Bonds are debt. Buying a bond is like lending money. The more demand for bonds, the more investors want to lend money. This can be thought of like the old "banks compete, you win" slogan. The bottom line is excess demand for bonds = lower rates, all other things begin equal.
The Fed is a huge buyer of bonds. If they make policy changes resulting in fewer bond purchases, it puts upward pressure on rates. We already knew the aforementioned "balance sheet reduction" was in the works for mid-2022. We already knew it would be bigger and faster than the last time it happened in late 2017. We didn't know exactly how unified the Fed members were in their desire to move quickly. Brainard would have been one of the biggest question marks in that regard. So when she talked tough, markets listened.
More importantly, when Brainard talked tough on the day before the Fed was set to release the Minutes from the most recent Fed meeting (3 weeks ago), markets were instantly concerned that the Minutes would should broad consensus on the tough talk.

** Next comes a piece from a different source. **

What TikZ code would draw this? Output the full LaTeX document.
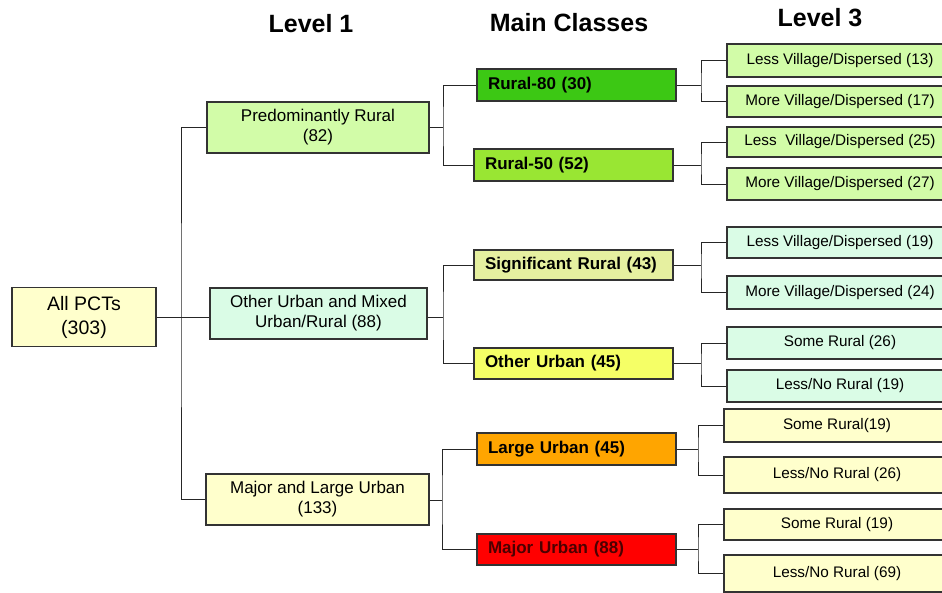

That's actually exactly what happened, but because the bond market reacted to that possibility more than a day in advance, there was little left to do when it was confirmed at 2pm today. In fact, bonds were improving even before the Minutes came out and managed to hold those gains afterward. As such, many lenders were able to positively revise mortgage rate offerings by the end of the day.
To be sure, rates are still higher than they were yesterday, but now they're only "moderately higher." In more specific terms, the average 30yr fixed was as high as 5.12% this morning, but fell back to 5.08 later in the day.